State Senators Count Rhetorical Budget Coup
After hours of often repetitive rhetoric, the Senate approved eight bills on June 10 aimed at balancing the budget but failed to win enough votes for a measure to extend $9.4 billion in taxes set to expire this year.
Among the measures passed was what lawmakers called “Budget Jr.,” a 575-page bill, AB 98, that amends the previous spending plan lawmakers approved in March.
“If we don’t adopt the governor’s proposal to extend 2010 tax rates (there will be) thousands more lost jobs, devastation to public education and unacceptable cuts to public safety,” said Senate President Pro Tempore Darrell Steinberg, a Sacramento Democrat.
“If there was a pain free option for balancing the budget we would have passed it long ago.”
Republicans countered the tax extensions harm the economy and take money from the pockets of Californians at a time when they can least afford it.
“We have over 12 percent unemployment. We need to get people back to work in the private sector not take more of their money,” said Sen. Mimi Walters, a Laguna Niguel Republican.
“I want to fix the problem. This doesn’t fix it,” said Senate GOP Leader Bob Dutton of Rancho Cucamonga. “This is just going to kick the can down the road again.”
Speakers of both parties stayed on message throughout the more than three-hour debate, often repeating the same phrases.
In keeping with their theme, Democrats named the tax extension measure “The Schools and Local Public Safety Protection Act of 2011.”
The bill would maintain an additional penny on the state’s portion of the sales tax and assess vehicle license fees, deductible on federal taxes, at 1.15 percent of value rather than allowing it to fall to .65 percent as scheduled.
A third tax – a .25 percent surcharge on state income tax rates – disappears during the current tax year but returns in 2012.
In his January budget and revised May budget, Democratic Gov. Jerry Brown has proposed extending the three taxes for five years — subject to voter approval.
But with the higher sales tax and vehicle license fee set to expire July 1, Democrats are pushing a “bridge” bill, AB 18X, that would keep the taxes in place until a statewide vote this fall, tentatively planned for September.
Sen. Doug LaMalfa, a Butte Republican, wondered if the revenue from the taxes during the first three months of the fiscal year would be kept in a “lockbox” so it could be returned to taxpayers if they vote down the extensions, as polls predict they will.

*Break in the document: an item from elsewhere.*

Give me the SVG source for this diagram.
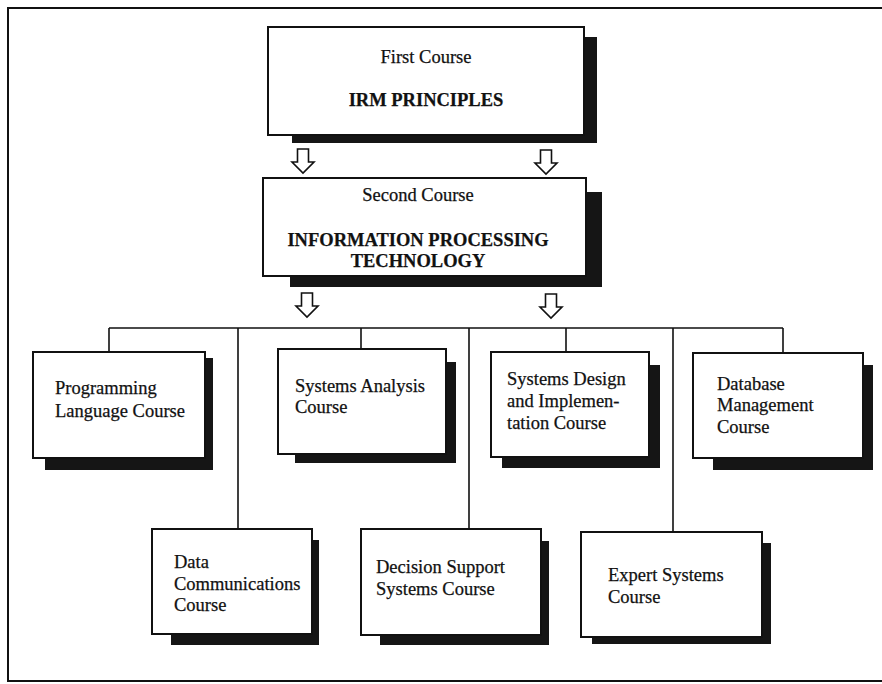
<svg xmlns="http://www.w3.org/2000/svg" xmlns:xlink="http://www.w3.org/1999/xlink" width="882" height="684" viewBox="0 0 882 684">
<style>
.box{fill:#fff;stroke:#111;stroke-width:2}
.sh{fill:#151515}
.ln{stroke:#111;stroke-width:1.6;fill:none}
.arr{fill:#fff;stroke:#111;stroke-width:1.6;stroke-linejoin:miter}
.t{font-family:"Liberation Serif","Times New Roman",serif;font-size:18.5px;fill:#111;stroke:#111;stroke-width:0.25}
.c{text-anchor:middle}
.b{font-weight:bold}
</style>
<defs>
<path id="ar" d="M-5.5,0 h11 v13 h5.5 l-11,11 l-11,-11 h5.5 z"/>
</defs>
<rect x="8" y="8" width="900" height="673" fill="none" stroke="#111" stroke-width="2"/>
<g id="connectors">
<use xlink:href="#ar" class="arr" x="303" y="149"/>
<use xlink:href="#ar" class="arr" x="546" y="150"/>
<use xlink:href="#ar" class="arr" x="307" y="293"/>
<use xlink:href="#ar" class="arr" x="551" y="294"/>
<path class="ln" d="M109,328 H783 M109,328 V352 M238,328 V529 M361,328 V349 M469,328 V529 M566,328 V352 M673,328 V532 M783,328 V353"/>
</g>
<g id="first">
<rect class="sh" x="292" y="37" width="305" height="106"/>
<rect class="box" x="268" y="27" width="316" height="108"/>
<text class="t c" x="426" y="63" font-size="17">First Course</text>
<text class="t c b" x="426" y="106" font-size="16">IRM PRINCIPLES</text>
</g>
<g id="second">
<rect class="sh" x="290" y="192" width="312" height="95"/>
<rect class="box" x="263" y="178" width="323" height="98"/>
<text class="t c" x="418" y="201" font-size="18">Second Course</text>
<text class="t c b" x="418" y="246" font-size="18.5">INFORMATION PROCESSING</text>
<text class="t c b" x="418" y="267" font-size="18.5">TECHNOLOGY</text>
</g>
<g id="programming">
<rect class="sh" x="45" y="358" width="168" height="112"/>
<rect class="box" x="33" y="352" width="172" height="106"/>
<text class="t" x="55" y="394">Programming</text>
<text class="t" x="55" y="417">Language Course</text>
</g>
<g id="analysis">
<rect class="sh" x="295" y="362" width="161" height="101"/>
<rect class="box" x="278" y="349" width="168" height="105"/>
<text class="t" x="295" y="392">Systems Analysis</text>
<text class="t" x="295" y="413">Course</text>
</g>
<g id="design">
<rect class="sh" x="502" y="365" width="158" height="103"/>
<rect class="box" x="491" y="352" width="158" height="105"/>
<text class="t" x="507" y="385">Systems Design</text>
<text class="t" x="507" y="407">and  Implemen-</text>
<text class="t" x="507" y="429">tation Course</text>
</g>
<g id="database">
<rect class="sh" x="713" y="365" width="160" height="105"/>
<rect class="box" x="693" y="353" width="170" height="105"/>
<text class="t" x="717" y="390">Database</text>
<text class="t" x="717" y="411">Management</text>
<text class="t" x="717" y="433">Course</text>
</g>
<g id="datacomm">
<rect class="sh" x="171" y="540" width="148" height="105"/>
<rect class="box" x="152" y="529" width="160" height="105"/>
<text class="t" x="174" y="568">Data</text>
<text class="t" x="174" y="590">Communications</text>
<text class="t" x="174" y="611">Course</text>
</g>
<g id="decision">
<rect class="sh" x="380" y="541" width="169" height="104"/>
<rect class="box" x="361" y="529" width="180" height="106"/>
<text class="t" x="376" y="573">Decision Support</text>
<text class="t" x="376" y="595">Systems Course</text>
</g>
<g id="expert">
<rect class="sh" x="592" y="543" width="179" height="101"/>
<rect class="box" x="581" y="532" width="181" height="105"/>
<text class="t" x="608" y="581">Expert Systems</text>
<text class="t" x="608" y="603">Course</text>
</g>
</svg>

Sen. Mark Leno, a San Francisco Democrat who chairs the upper house’s budget committee, twice read a partial list of the groups supporting the tax extension, many of them traditional GOP constituencies:
The California Chamber of Commerce, California Farm Bureau, California Retailers Association, the California Restaurant Association as well as sheriffs police chiefs, chief probation officers, firefighters, teachers and nurses, Leno said.
As he has promised, when the tax extension didn’t pass, Steinberg took up his bill, SB 23X, which Sen. Bob Huff, a Diamond Bar Republican, called the “I Love More Taxes Act of 2011.”

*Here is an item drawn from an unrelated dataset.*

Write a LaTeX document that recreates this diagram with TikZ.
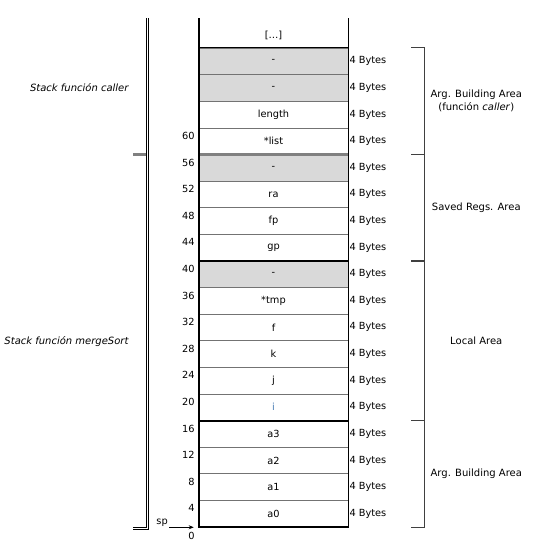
\documentclass[tikz,border=0pt]{standalone}
\usepackage{fontspec}
\setmainfont{DejaVu Sans}
\usepackage{tikz}
\usetikzlibrary{positioning, arrows.meta}
\definecolor{regblue}{RGB}{74,125,180}
\tikzset{
    cell/.style={
        draw=black!55,
        line width=0.6pt,
        minimum width=149pt,
        minimum height=26.61pt,
        inner sep=0pt,
        on grid
    },
    free/.style={
        cell,
        fill=black!15
    },
    wall/.style={line width=1.6pt, draw=black},
    split/.style={line width=3pt, draw=black!50},
    rail/.style={draw=black, line width=0.8pt},
    area/.style={draw=black!75, line width=1pt},
    arealbl/.style={xshift=52pt, align=center, font=\fontsize{10}{13}\selectfont},
    stacklbl/.style={anchor=east, font=\fontsize{10}{12}\selectfont\itshape},
    offset/.style={anchor=north east, inner sep=1pt, xshift=-3pt, yshift=-3.5pt},
    bytes/.style={anchor=west, inner sep=1pt}
}

\begin{document}
\begin{tikzpicture}[x=1pt, y=-1pt, node distance=26.61pt, font=\fontsize{9.8}{12}\selectfont]
    \useasboundingbox (0,0) rectangle (558,554);
    % Help lines :
    %\draw [help lines, step=10] (0,0) grid (558,554);

    % Stack rows
    \node (dots) at (273.5,35) {[…]};
    \node (r1) [free] at (273.5,61.3) {-};
    \node (r2) [free, below = of r1] {-};
    \node (r3) [cell, below = of r2] {length};
    \node (r4) [cell, below = of r3] {*list};
    \node (r5) [free, below = of r4] {-};
    \node (r6) [cell, below = of r5] {ra};
    \node (r7) [cell, below = of r6] {fp};
    \node (r8) [cell, below = of r7] {gp};
    \node (r9) [free, below = of r8] {-};
    \node (r10) [cell, below = of r9] {*tmp};
    \node (r11) [cell, below = of r10] {f};
    \node (r12) [cell, below = of r11] {k};
    \node (r13) [cell, below = of r12] {j};
    \node (r14) [cell, text=regblue, below = of r13] {i};
    \node (r15) [cell, below = of r14] {a3};
    \node (r16) [cell, below = of r15] {a2};
    \node (r17) [cell, below = of r16] {a1};
    \node (r18) [cell, below = of r17] {a0};

    % Sizes and offsets
    \foreach \r in {1,...,18}
        \node (bytes\r) [bytes] at (r\r.east) {4 Bytes};
    \foreach \r/\off in {4/60, 5/56, 6/52, 7/48, 8/44, 9/40, 10/36, 11/32,
                         12/28, 13/24, 14/20, 15/16, 16/12, 17/8, 18/4}
        \node (off\off) [offset] at (r\r.north west) {\off};
    \node (zero) [anchor=north east, inner sep=1pt] at ([xshift=-3pt, yshift=-4pt]r18.south west) {0};

    % Column walls
    \coordinate (ctop) at (273.5,18);
    \draw [split] (r4.south west) -- (r4.south east);
    \draw [wall] (r1.north west) -- (r1.north east);
    \draw [wall] (r8.south west) -- (r8.south east);
    \draw [wall] (r14.south west) -- (r14.south east);
    \draw [wall] (ctop -| r1.west) -- (r18.south west) -- (r18.south east) -- (ctop -| r1.east);

    % Stack pointer
    \node (sp) [anchor=south east, inner sep=1pt] at (169,528) {sp};
    \draw [-{Stealth[length=5pt, width=4pt]}, line width=0.7pt, shorten >=5pt]
        (sp.east |- r18.south) -- (r18.south west);

    % Frames of both functions
    \coordinate (ltop) at (146,18);
    \coordinate (lfoot) at (133,527);
    \draw [rail] (ltop) |- (lfoot);
    \draw [rail] ([xshift=2.5pt]ltop) |- ([yshift=-2.5pt]lfoot);
    \draw [split] (lfoot |- r4.south) -- ([xshift=-0.4pt]ltop |- r4.south);
    \node (callerstk) [stacklbl] at (132,88) {Stack función caller};
    \node (sortstk) [stacklbl] at (132,342) {Stack función mergeSort};

    % Areas
    \draw [area] ([xshift=63pt]r1.north east) -- ([xshift=76pt]r1.north east)
        -- node (argcaller) [arealbl] {Arg. Building Area\\(función \textit{caller})} ([xshift=76pt]r4.south east)
        -- ([xshift=63pt]r4.south east);
    \draw [area] ([xshift=63pt]r5.north east) -- ([xshift=76pt]r5.north east)
        -- node (saved) [arealbl] {Saved Regs. Area} ([xshift=76pt]r8.south east)
        -- ([xshift=63pt]r8.south east);
    \draw [area] ([xshift=63pt]r9.north east) -- ([xshift=76pt]r9.north east)
        -- node (local) [arealbl] {Local Area} ([xshift=76pt]r14.south east)
        -- ([xshift=63pt]r14.south east);
    \draw [area] ([xshift=63pt]r15.north east) -- ([xshift=76pt]r15.north east)
        -- node (argsort) [arealbl] {Arg. Building Area} ([xshift=76pt]r18.south east)
        -- ([xshift=63pt]r18.south east);
\end{tikzpicture}
\end{document}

Steinberg’s bill would allow any city, county, school district, community college district and county office of education to increase or impose a local income, sales tax, vehicle license fees or excise taxes on, among other things, alcohol, tobacco, soft drinks or petroleum products.
A vote would be required before any tax could take effect – a majority vote for a general tax, a two-thirds vote to approve a tax earmarked for a specific purpose.
“If this bill passes you’d better buy some U-haul stock because jobs will leave in droves,” said Sen. Tony Strickland, a Thousand Oaks Republican.
In response, Steinberg, sticking on message, told his Republican colleagues: “We’ve asked you to cooperate with us to provide a limited amount of bnidge funding together with reform to save our schools and avert layoffs for sheriff and police departments.”
Steinberg allowed as to how he thought rather than Huff’s title, the measure should be called the Save Our Schools and Save Public Safety Act.
The routinely missed constitutional deadline for the Legislature to submit a budget to the governor is June 15. Lawmakers are attempting to meet the deadline, at least in part, because under Propsoiton 25, approved in November, they forefeit their pay for each day beyond that a budget isn’t passed.